Saturday 6 May 2017

Theories of Surplus Value, Part I, Chapter 4 - Part 61

As described earlier, capitals can always reduce the quantity of constant capital advanced by increasing the variable capital advanced, by vertical integration of production. A weaver, for example, advances constant capital of £100 to buy yarn from a spinner, the value of the yarn comprising £20 cotton and £80 labour. But, if the weaver also becomes a spinner, they advance £20 constant capital for cotton and £80 variable capital for the labour of a spinner.

An example of the second: the mine owners of Birmingham, who took over the complete process of making iron, which had formerly been divided between a number of entrepreneurs and owners.” (p 220)

Ganilh argues,

““So long as the division of labour is not established in all branches, so long as all classes of the labouring and industrious population have not attained their full development, the invention of machines, and their employment in certain industries, only cause the capitals and labourers displaced by the machines to flow into other employments which can usefully employ them. But it is evident that when all branches of employment have the capital and the labourers they require, every further improvement and every new machine that cuts down labour, necessarily reduces the labouring population: and as this reduction does not diminish production, the part which it leaves available accrues either to the profit of capitals or to the rent of land; and in consequence the natural and necessary effect of machines is to diminish the population of the wage-earning classes who live on the gross product, and to increase the population of the classes which live on the net product” (l.c., p. 212).” (p 220)

I have made a similar point elsewhere in analysing the role of the long wave. In relatively new industries, where there is a considerable scope for an extension of the market, machines may reduce prices that stimulates demand. At the same time, they may bring about a rise in surplus value creating the potential for additional accumulation, so that the market for these commodities increases to an extent that both more machines and labour are employed.
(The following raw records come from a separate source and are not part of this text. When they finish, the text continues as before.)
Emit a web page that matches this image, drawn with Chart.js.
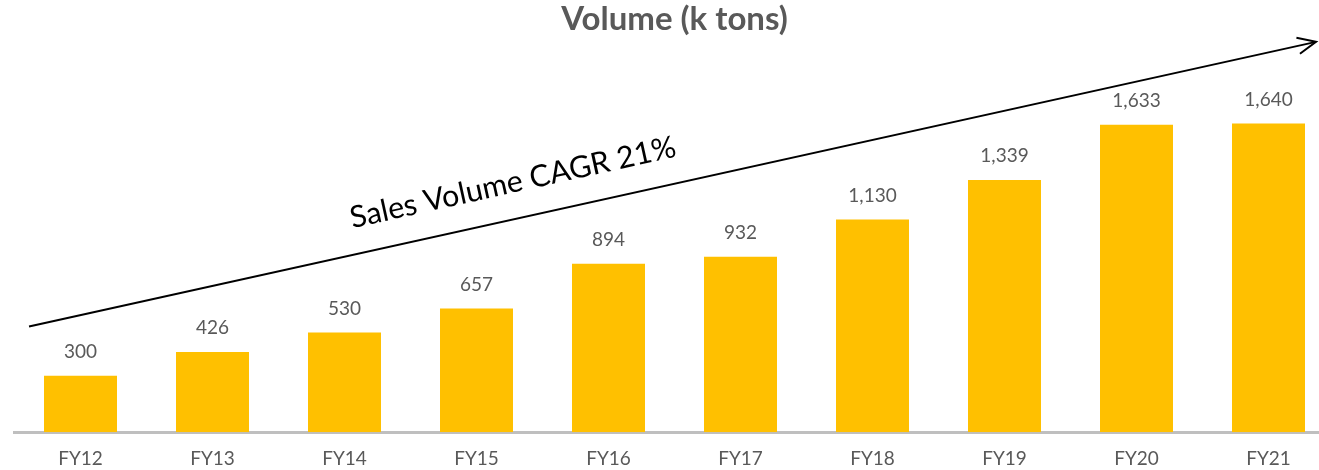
<!DOCTYPE html>
<html>
<head>
<meta charset="utf-8">
<script src="https://cdn.jsdelivr.net/npm/chart.js@4/dist/chart.umd.min.js"></script>
<style>
  html, body { margin: 0; padding: 0; background: #ffffff; overflow: hidden; }
  #wrap { width: 1336px; height: 470px; }
</style>
</head>
<body>
<div id="wrap"><canvas id="c" width="1336" height="470"></canvas></div>
<script>
const categories = ["FY12", "FY13", "FY14", "FY15", "FY16", "FY17", "FY18", "FY19", "FY20", "FY21"];
const volumes = [300, 426, 530, 657, 894, 932, 1130, 1339, 1633, 1640];
const chartTitle = "Volume (k tons)";
const arrowLabel = "Sales Volume CAGR 21%";

const GRAY = "#595959";
const BAR = "#FFC000";

const valueLabels = {
  id: "valueLabels",
  afterDatasetsDraw(chart) {
    const ctx = chart.ctx;
    const meta = chart.getDatasetMeta(0);
    ctx.save();
    ctx.fillStyle = GRAY;
    ctx.font = "19px Lato";
    ctx.textAlign = "center";
    ctx.textBaseline = "middle";
    meta.data.forEach((bar, i) => {
      ctx.fillText(volumes[i].toLocaleString("en-US"), bar.x, bar.y - 24);
    });
    ctx.restore();
  }
};

const cagrArrow = {
  id: "cagrArrow",
  afterDraw(chart) {
    const ctx = chart.ctx;
    const xs = chart.scales.x, ys = chart.scales.y;
    const step = xs.getPixelForValue(1) - xs.getPixelForValue(0);
    const x0 = xs.getPixelForValue(0) - 0.39 * step;
    const y0 = ys.getPixelForValue(561);
    const x1 = xs.getPixelForValue(9) + 0.36 * step;
    const y1 = ys.getPixelForValue(2073);
    const ang = Math.atan2(y1 - y0, x1 - x0);
    ctx.save();
    ctx.strokeStyle = "#000000";
    ctx.lineWidth = 2;
    ctx.beginPath();
    ctx.moveTo(x0, y0);
    ctx.lineTo(x1, y1);
    ctx.stroke();
    const hl = 20, ha = 0.42;
    ctx.beginPath();
    ctx.moveTo(x1 - hl * Math.cos(ang - ha), y1 - hl * Math.sin(ang - ha));
    ctx.lineTo(x1, y1);
    ctx.lineTo(x1 - hl * Math.cos(ang + ha), y1 - hl * Math.sin(ang + ha));
    ctx.stroke();
    const t = 0.382;
    const mx = x0 + (x1 - x0) * t, my = y0 + (y1 - y0) * t;
    const off = 36;
    const cx = mx + off * Math.sin(ang), cy = my - off * Math.cos(ang);
    ctx.translate(cx, cy);
    ctx.rotate(ang);
    let size = 28;
    ctx.font = size + "px Lato";
    const w = ctx.measureText(arrowLabel).width;
    size = size * 333 / w;
    ctx.font = size + "px Lato";
    ctx.fillStyle = "#000000";
    ctx.textAlign = "center";
    ctx.textBaseline = "middle";
    ctx.fillText(arrowLabel, 0, 0);
    ctx.restore();
  }
};

new Chart(document.getElementById("c"), {
  type: "bar",
  data: {
    labels: categories,
    datasets: [{
      data: volumes,
      backgroundColor: BAR,
      borderWidth: 0,
      barPercentage: 0.553,
      categoryPercentage: 1.0
    }]
  },
  options: {
    responsive: false,
    animation: false,
    layout: { padding: { left: 14.5, right: 1.5, top: 0, bottom: -15 } },
    plugins: {
      legend: { display: false },
      tooltip: { enabled: false },
      title: {
        display: true,
        text: chartTitle,
        color: GRAY,
        font: { family: "Lato", size: 33, weight: "bold" },
        padding: { top: 0, bottom: 16 }
      }
    },
    scales: {
      x: {
        grid: { display: false, drawTicks: false },
        border: { display: true, color: "#BFBFBF", width: 3 },
        ticks: { color: GRAY, font: { family: "Lato", size: 19 }, padding: 15 }
      },
      y: {
        display: false,
        min: 0,
        max: 2000
      }
    }
  },
  plugins: [valueLabels, cagrArrow]
});
</script>
</body>
</html>
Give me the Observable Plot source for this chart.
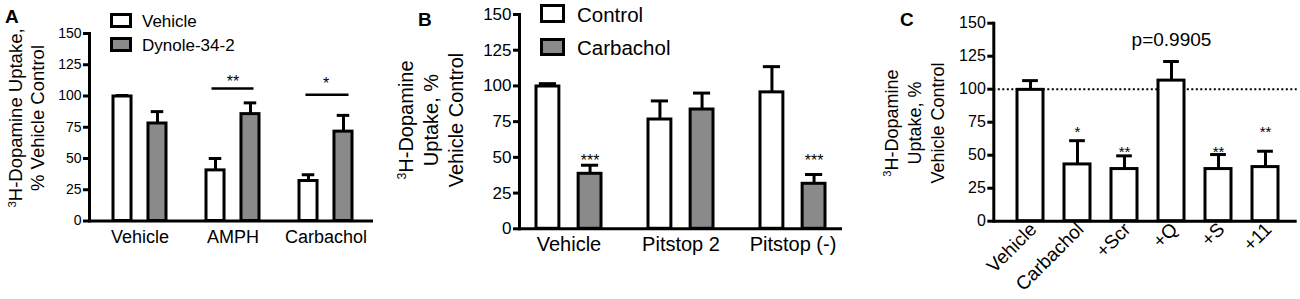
<!DOCTYPE html>
<html><head><meta charset="utf-8">
<script src="https://cdn.jsdelivr.net/npm/d3@7"></script>
<script src="https://cdn.jsdelivr.net/npm/@observablehq/plot@0.6"></script>
<style>
body{margin:0;background:#fff;}
#fig{position:relative;width:1300px;height:299px;overflow:hidden;font-family:"Liberation Sans",Arial,sans-serif;color:#000;background:#fff;}
.panel{position:absolute;top:0;}
.panel svg{overflow:visible;background:transparent;}
.letter{position:absolute;font-weight:bold;font-size:19px;line-height:1;}
.ytitle{position:absolute;white-space:nowrap;text-align:center;transform:translate(-50%,-50%) rotate(-90deg);}
.ytitle sup{font-size:0.62em;vertical-align:0.55em;line-height:0;}
.sw{position:absolute;box-sizing:border-box;border:3px solid #000;}
.lt{position:absolute;white-space:nowrap;line-height:1;transform:translateY(-50%);}
</style></head>
<body><div id="fig"></div>
<script>
// ---------------- data ----------------
const yTicks = [0, 25, 50, 75, 100, 125, 150];

// Panel A
const groupsA = ["Vehicle", "AMPH", "Carbachol"];
const seriesA = ["Vehicle", "Dynole-34-2"];
const vehicleA = [99.6, 40.5, 32];
const vehicleErrA = [0.8, 9.5, 5];
const dynoleA = [78, 85.5, 71.5];
const dynoleErrA = [9.5, 9, 13];
const sigGroupsA = ["AMPH", "Carbachol"];
const sigLineA = [106, 101];
const sigStarsA = ["**", "*"];
const sigStarYA = [111, 110];

// Panel B
const groupsB = ["Vehicle", "Pitstop 2", "Pitstop (-)"];
const seriesB = ["Control", "Carbachol"];
const controlB = [99.6, 76.5, 95.5];
const controlErrB = [2, 13, 18];
const carbB = [38.5, 83.5, 31.5];
const carbErrB = [6, 11.5, 6.5];
const starsB = ["***", "", "***"];
const starYB = [47.3, 0, 47.3];

// Panel C
const groupsC = ["Vehicle", "Carbachol", "+Scr", "+Q", "+S", "+11"];
const valuesC = [99.5, 43, 39.5, 106.5, 39.5, 41];
const errC = [7, 18, 10, 14.5, 11, 12];
const starsC = ["", "*", "**", "", "**", "**"];
const starYC = [0, 67.6, 52, 0, 52, 67.6];
const pLabelC = "p=0.9905";
const pGroupC = "+Q";
const pYC = 137.6;
const refLineC = 100;

// ---------------- helpers ----------------
const FONT = '"Liberation Sans", Arial, sans-serif';
const GRAY = "#8a8a8a";
function bandwidth(range, n, pi, po) { const step = range / Math.max(1, n - pi + 2 * po); return step * (1 - pi); }
const fig = document.getElementById("fig");
function place(node, left) { const d = document.createElement("div"); d.className = "panel"; d.style.left = left + "px"; d.appendChild(node); fig.appendChild(d); }
function html(cls, style, content) { const d = document.createElement("div"); d.className = cls; Object.assign(d.style, style); d.innerHTML = content; fig.appendChild(d); return d; }

function errMarks(data, bw, barW, side, cap) {
  // side: -1 left bar, +1 right bar, 0 full band
  const dx = side * (bw - barW) / 2;
  const c = side === 0 ? bw / 2 : (side < 0 ? barW / 2 : bw - barW / 2);
  return [
    Plot.ruleX(data, {x: "group", y1: "value", y2: d => d.value + d.err, dx, strokeWidth: 3}),
    Plot.tickY(data, {x: "group", y: d => d.value + d.err, insetLeft: c - cap / 2, insetRight: bw - c - cap / 2, strokeWidth: 3})
  ];
}

// ---------------- Panel A ----------------
{
  const W = 400, ml = 89, mr = 27, pi = 0.428, po = 0.233;
  const bw = bandwidth(W - ml - mr, groupsA.length, pi, po), barW = 18.5;
  const a0 = groupsA.map((g, i) => ({group: g, series: seriesA[0], value: vehicleA[i], err: vehicleErrA[i]}));
  const a1 = groupsA.map((g, i) => ({group: g, series: seriesA[1], value: dynoleA[i], err: dynoleErrA[i]}));
  const sig = sigGroupsA.map((g, i) => ({group: g, line: sigLineA[i], stars: sigStarsA[i], sy: sigStarYA[i]}));
  const p = Plot.plot({
    width: W, height: 299, marginLeft: ml, marginRight: mr, marginTop: 33, marginBottom: 78.5,
    style: {fontFamily: FONT, color: "#000", background: "transparent"},
    x: {domain: groupsA, paddingInner: pi, paddingOuter: po, align: 0.54},
    y: {domain: [0, 150]},
    marks: [
      Plot.barY(a0, {x: "group", y: "value", fill: "white", stroke: "black", strokeWidth: 3, strokeLinejoin: "miter", insetRight: bw - barW}),
      Plot.barY(a1, {x: "group", y: "value", fill: GRAY, stroke: "black", strokeWidth: 3, strokeLinejoin: "miter", insetLeft: bw - barW}),
      ...errMarks(a0, bw, barW, -1, 13),
      ...errMarks(a1, bw, barW, 1, 13),
      Plot.tickY(sig.slice(0, 1), {x: "group", y: "line", strokeWidth: 2.5, insetLeft: 5.5, insetRight: 5.5}),
      Plot.tickY(sig.slice(1), {x: "group", y: "line", strokeWidth: 2.5, insetLeft: 6.5, insetRight: 3.5}),
      Plot.text(sig, {x: "group", y: "sy", text: "stars", fontSize: 16}),
      Plot.ruleY([0], {strokeWidth: 3}),
      Plot.frame({anchor: "left", strokeWidth: 3}),
      Plot.axisY({ticks: yTicks, tickSize: 6, tickPadding: 2, fontSize: 14, strokeWidth: 3, label: null}),
      Plot.axisX({tickSize: 0, tickPadding: 9, fontSize: 18, label: null})
    ]
  });
  place(p, 0);
  html("letter", {left: "5px", top: "7px"}, "A");
  html("ytitle", {left: "26.5px", top: "118px", fontSize: "18.5px", lineHeight: "22px"}, "<sup>3</sup>H-Dopamine Uptake,<br>% Vehicle Control");
  html("sw", {left: "110px", top: "13px", width: "22px", height: "15px", background: "#fff"}, "");
  html("sw", {left: "110px", top: "37px", width: "22px", height: "15px", background: GRAY}, "");
  html("lt", {left: "142px", top: "21px", fontSize: "17px"}, seriesA[0]);
  html("lt", {left: "142px", top: "45px", fontSize: "17px"}, seriesA[1]);
}

// ---------------- Panel B ----------------
{
  const L = 430, W = 430, ml = 89, mr = 18, pi = 0.423, po = 0.149;
  const bw = bandwidth(W - ml - mr, groupsB.length, pi, po), barW = 22.7;
  const b0 = groupsB.map((g, i) => ({group: g, series: seriesB[0], value: controlB[i], err: controlErrB[i]}));
  const b1 = groupsB.map((g, i) => ({group: g, series: seriesB[1], value: carbB[i], err: carbErrB[i], stars: starsB[i], sy: starYB[i]}));
  const p = Plot.plot({
    width: W, height: 299, marginLeft: ml, marginRight: mr, marginTop: 14, marginBottom: 70.7,
    style: {fontFamily: FONT, color: "#000", background: "transparent"},
    x: {domain: groupsB, paddingInner: pi, paddingOuter: po, align: 0.5},
    y: {domain: [0, 150]},
    marks: [
      Plot.barY(b0, {x: "group", y: "value", fill: "white", stroke: "black", strokeWidth: 3, strokeLinejoin: "miter", insetRight: bw - barW}),
      Plot.barY(b1, {x: "group", y: "value", fill: GRAY, stroke: "black", strokeWidth: 3, strokeLinejoin: "miter", insetLeft: bw - barW}),
      ...errMarks(b0, bw, barW, -1, 17),
      ...errMarks(b1, bw, barW, 1, 17),
      Plot.text(b1.filter(d => d.stars), {x: "group", y: "sy", text: "stars", fontSize: 16, dx: (bw - barW) / 2}),
      Plot.ruleY([0], {strokeWidth: 3}),
      Plot.frame({anchor: "left", strokeWidth: 3}),
      Plot.axisY({ticks: yTicks, tickSize: 6, tickPadding: 2, fontSize: 17, strokeWidth: 3, label: null}),
      Plot.axisX({tickSize: 0, tickPadding: 8, fontSize: 20, label: null})
    ]
  });
  place(p, L);
  html("letter", {left: "418px", top: "10px"}, "B");
  html("ytitle", {left: "431px", top: "120px", fontSize: "20px", lineHeight: "25px"}, "<sup>3</sup>H-Dopamine<br>Uptake, %<br>Vehicle Control");
  html("sw", {left: "540px", top: "4px", width: "25px", height: "19px", background: "#fff"}, "");
  html("sw", {left: "540px", top: "38px", width: "25px", height: "18px", background: GRAY}, "");
  html("lt", {left: "577px", top: "15px", fontSize: "20.5px"}, seriesB[0]);
  html("lt", {left: "577px", top: "48px", fontSize: "20.5px"}, seriesB[1]);
}

// ---------------- Panel C ----------------
{
  const L = 860, W = 440, ml = 133.3, mr = 3.3, pi = 0.443, po = 0.437;
  const bw = bandwidth(W - ml - mr, groupsC.length, pi, po);
  const c = groupsC.map((g, i) => ({group: g, value: valuesC[i], err: errC[i], stars: starsC[i], sy: starYC[i]}));
  const p = Plot.plot({
    width: W, height: 299, marginLeft: ml, marginRight: mr, marginTop: 22.7, marginBottom: 78.3,
    style: {fontFamily: FONT, color: "#000", background: "transparent"},
    x: {domain: groupsC, paddingInner: pi, paddingOuter: po, align: 0.565},
    y: {domain: [0, 150]},
    marks: [
      Plot.ruleY([refLineC], {strokeWidth: 2, strokeDasharray: "2,2.5"}),
      Plot.barY(c, {x: "group", y: "value", fill: "white", stroke: "black", strokeWidth: 3, strokeLinejoin: "miter"}),
      ...errMarks(c, bw, bw, 0, 16),
      Plot.text(c.filter(d => d.stars), {x: "group", y: "sy", text: "stars", fontSize: 15}),
      Plot.text([{group: pGroupC, y: pYC, label: pLabelC}], {x: "group", y: "y", text: "label", fontSize: 19}),
      Plot.ruleY([0], {strokeWidth: 3}),
      Plot.frame({anchor: "left", strokeWidth: 3}),
      Plot.axisY({ticks: yTicks, tickSize: 6, tickPadding: 2, fontSize: 16, strokeWidth: 3, label: null}),
      Plot.axisX({tickSize: 0, tickPadding: 5, tickRotate: -45, fontSize: 19, dx: 3, label: null})
    ]
  });
  place(p, L);
  html("letter", {left: "900px", top: "10px"}, "C");
  html("ytitle", {left: "915px", top: "123px", fontSize: "18px", lineHeight: "23px"}, "<sup>3</sup>H-Dopamine<br>Uptake, %<br>Vehicle Control");
}
</script>
</body></html>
In more mature industries, the price elasticity of demand is higher. Consumers will have sated their normal requirement for the commodity so that demand comprises only the need for replacement, and the ability of suppliers to persuade consumers that they need additional units. As a consequence, any reduction in unit prices, brought about by the introduction of machines, results in a smaller rise in demand for the commodity. Under these conditions, producers introduce new machines as a replacement for existing machines (intensive accumulation) with a consequent absolute reduction in labour-power employed.

Its only where there are a sufficiently large number of new industries or new types of commodity that the surplus capital and labour-power can be absorbed productively. In other periods, the surplus product and surplus value may rise, but with no potential for additional productive investment, the surplus value remains as revenue, used to increase consumption of the exploiting classes, to hire unproductive workers, as well as being accumulated as loanable money-capital, and used for financial speculation.

Ganilh argues that it is this process of the displacement of workers by machines that is “... the true cause of the prosperity, the power and the civilisation of modern peoples. The more the lower classes of society decrease in number, the less need it be troubled by the dangers to which the distress, the ignorance, the credulity and the superstition of these unfortunate classes ceaselessly expose it; the more the upper classes multiply, the more subjects the State has at its disposal, the stronger and more powerful it is, the more knowledge, intelligence and civilisation there is in the whole population” (l.c., p. 213).” (p 221)

But, of course, this is to believe that the rise in the surplus value simply results in the creation of more capitals. That does indeed happen, as Marx described in Capital I, and new capitals are continually being created, and grow. However, the natural process of capital accumulation leads to the concentration and centralisation of capital, so that this growth in the mass of surplus value does not result in a continual growth in the numbers of the upper classes (certainly not as a proportion of society), but the opposite.

Capital is increasingly concentrated into the hands of an ever smaller percentage of the population, and even members of the capitalist class get thrown down into the ranks of workers.